(Records with drawing code)
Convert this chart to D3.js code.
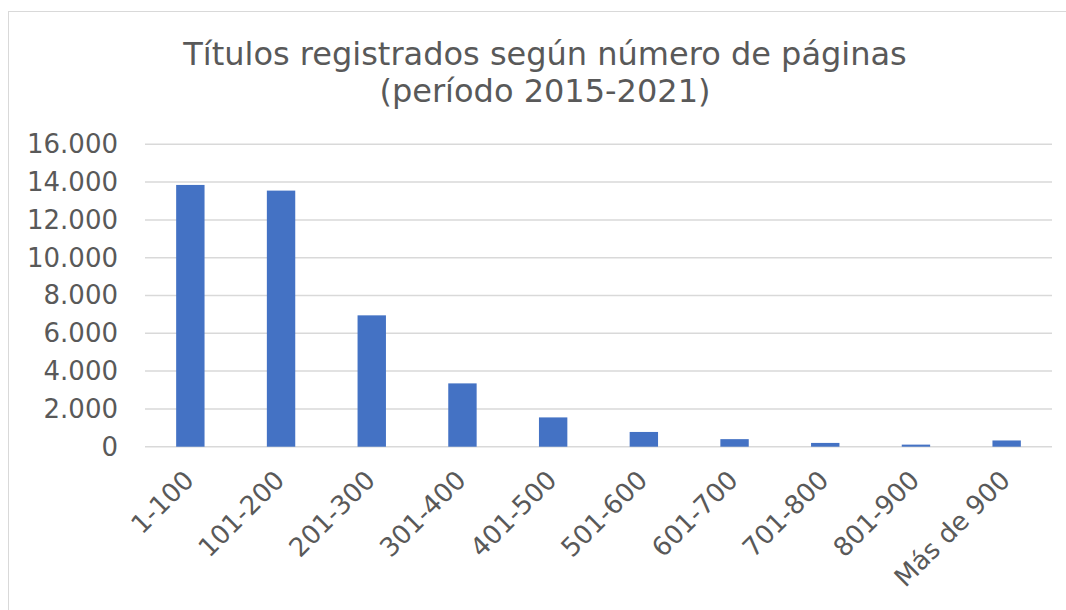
<!DOCTYPE html>
<html>
<head>
<meta charset="utf-8">
<script src="https://cdn.jsdelivr.net/npm/d3@7"></script>
<style>
  html, body { margin: 0; padding: 0; background: #fff; }
  svg { display: block; }
  text { font-family: Verdana, "DejaVu Sans", sans-serif; fill: #595959; }
</style>
</head>
<body>
<svg id="chart" width="1066" height="610"></svg>
<script>
const categories = ["1-100", "101-200", "201-300", "301-400", "401-500", "501-600", "601-700", "701-800", "801-900", "Más de 900"];
const values = [13850, 13550, 6950, 3350, 1550, 780, 400, 200, 110, 330];
const yTicks = [0, 2000, 4000, 6000, 8000, 10000, 12000, 14000, 16000];
const titleLines = ["Títulos registrados según número de páginas", "(período 2015-2021)"];

const svg = d3.select("#chart");
const W = 1066, H = 610;
const plot = { left: 145, right: 1052, top: 144.3, bottom: 446.7 };

// chart border
svg.append("rect")
  .attr("x", 8.5).attr("y", 11.5)
  .attr("width", W + 10).attr("height", H + 10)
  .attr("fill", "#fff").attr("stroke", "#d9d9d9").attr("stroke-width", 1);

const x = d3.scaleBand().domain(categories).range([plot.left, plot.right]).paddingInner(0.687).paddingOuter(0.3435);
const y = d3.scaleLinear().domain([0, 16000]).range([plot.bottom, plot.top]);

const fmt = v => d3.format(",")(v).replace(/,/g, ".");

// gridlines
svg.append("g").selectAll("line").data(yTicks).join("line")
  .attr("x1", plot.left).attr("x2", plot.right)
  .attr("y1", d => y(d)).attr("y2", d => y(d))
  .attr("stroke", "#d9d9d9").attr("stroke-width", 1.5);

// y axis labels
const yAxis = d3.axisLeft(y).tickValues(yTicks).tickFormat(fmt).tickSize(0).tickPadding(0);
const gy = svg.append("g").attr("transform", `translate(118,0)`).call(yAxis);
gy.select(".domain").remove();
gy.selectAll("text").attr("font-size", 26).attr("fill", "#595959")
  .style("font-family", "Verdana, 'DejaVu Sans', sans-serif");

// bars
svg.append("g").selectAll("rect").data(values).join("rect")
  .attr("x", (d, i) => x(categories[i]))
  .attr("width", x.bandwidth())
  .attr("y", d => y(d))
  .attr("height", d => y(0) - y(d))
  .attr("fill", "#4472c4");

// x axis labels
const xAxis = d3.axisBottom(x).tickSize(0).tickPadding(0);
const gx = svg.append("g").attr("transform", `translate(0,${plot.bottom})`).call(xAxis);
gx.select(".domain").remove();
gx.selectAll("text")
  .attr("font-size", 26).attr("fill", "#595959")
  .style("font-family", "Verdana, 'DejaVu Sans', sans-serif")
  .attr("text-anchor", "end")
  .attr("dy", null).attr("y", 0)
  .attr("transform", "translate(5,35) rotate(-45)");

// title
svg.append("text")
  .attr("x", 545).attr("y", 65)
  .attr("text-anchor", "middle")
  .attr("font-size", 32)
  .selectAll("tspan").data(titleLines).join("tspan")
  .attr("x", 545).attr("dy", (d, i) => i === 0 ? 0 : 37)
  .text(d => d);
</script>
</body>
</html>
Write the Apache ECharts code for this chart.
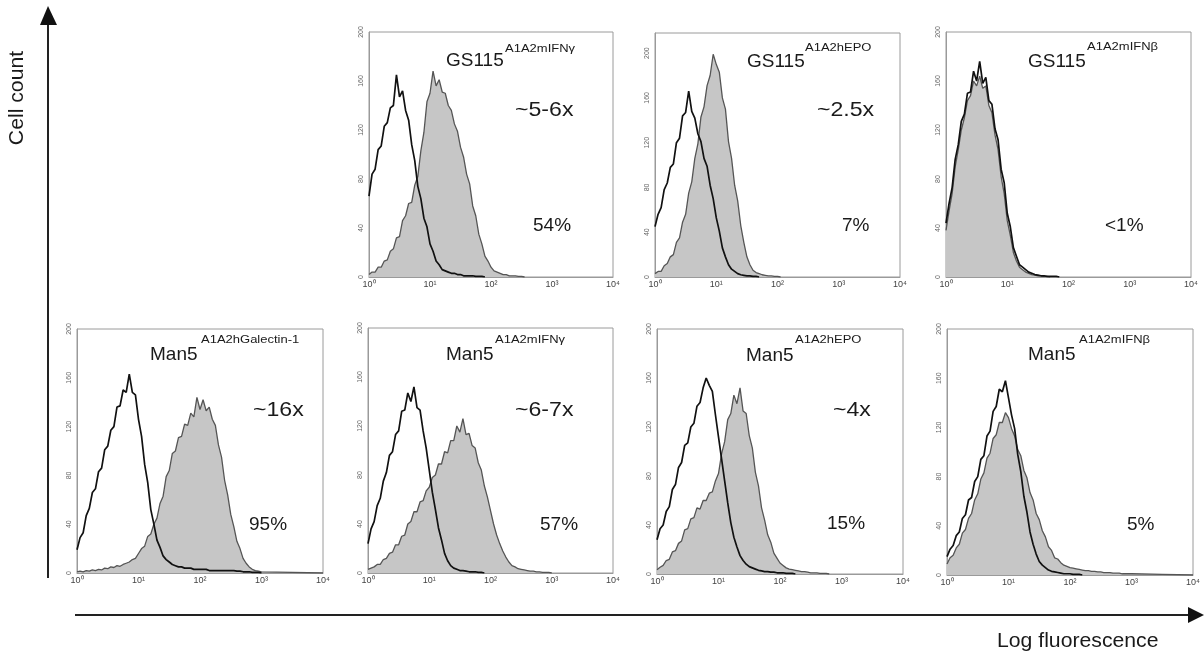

EXERCISE GOAL:
Repeat, word for word and with no pictures, only the lines running from the beginning of the data to the line that contains "144.3, bottom: 446.7".

RESPONSE TO THIS TASK:
Convert this chart to D3.js code.
<!DOCTYPE html>
<html>
<head>
<meta charset="utf-8">
<script src="https://cdn.jsdelivr.net/npm/d3@7"></script>
<style>
  html, body { margin: 0; padding: 0; background: #fff; }
  svg { display: block; }
  text { font-family: Verdana, "DejaVu Sans", sans-serif; fill: #595959; }
</style>
</head>
<body>
<svg id="chart" width="1066" height="610"></svg>
<script>
const categories = ["1-100", "101-200", "201-300", "301-400", "401-500", "501-600", "601-700", "701-800", "801-900", "Más de 900"];
const values = [13850, 13550, 6950, 3350, 1550, 780, 400, 200, 110, 330];
const yTicks = [0, 2000, 4000, 6000, 8000, 10000, 12000, 14000, 16000];
const titleLines = ["Títulos registrados según número de páginas", "(período 2015-2021)"];

const svg = d3.select("#chart");
const W = 1066, H = 610;
const plot = { left: 145, right: 1052, top: 144.3, bottom: 446.7 };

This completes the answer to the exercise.